Among the group's original studio albums, "Abbey Road" is their top seller worldwide, according to a UME spokesperson, and has been certified for sales of more than 12 million copies in the U.S. alone, according to the Recording Industry Assn. of America.
"Think about it," Giles Martin says. "The Beatles recorded some of their most successful, most popular songs on their last album. I can't think of another band that can say that." In fact, Harrison's "Here Comes the Sun" has become the most-streamed song in their catalog, according to SoundScan, even though it was never released as a single, while "Let It Be" is the catalog's most downloaded track.
Messing with history?
The "Sgt. Pepper" and White Album remixes were critical and commercial hits. Both received perfect 100 scores on the Metacritic.com aggregate website. The reissued "Sgt. Pepper" entered the Billboard 200 album chart at No.3 in 2017, and the more costly White Album reissue debuted at No.6 last year.

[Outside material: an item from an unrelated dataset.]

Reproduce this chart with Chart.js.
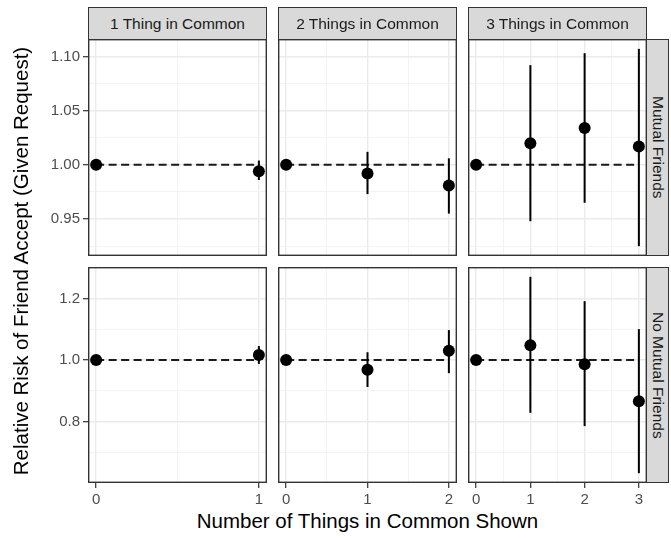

They also helped introduce the group's music to younger listeners. "The average age of the listener for Beatles music has actually dropped," said UME's Resnikoff. "Both 'Sgt. Pepper' and the White Album, in their initial streaming week, registered hundreds of more streaming than they had before. And they averaged a million more streams per week through the rest of the year than they had the previous year."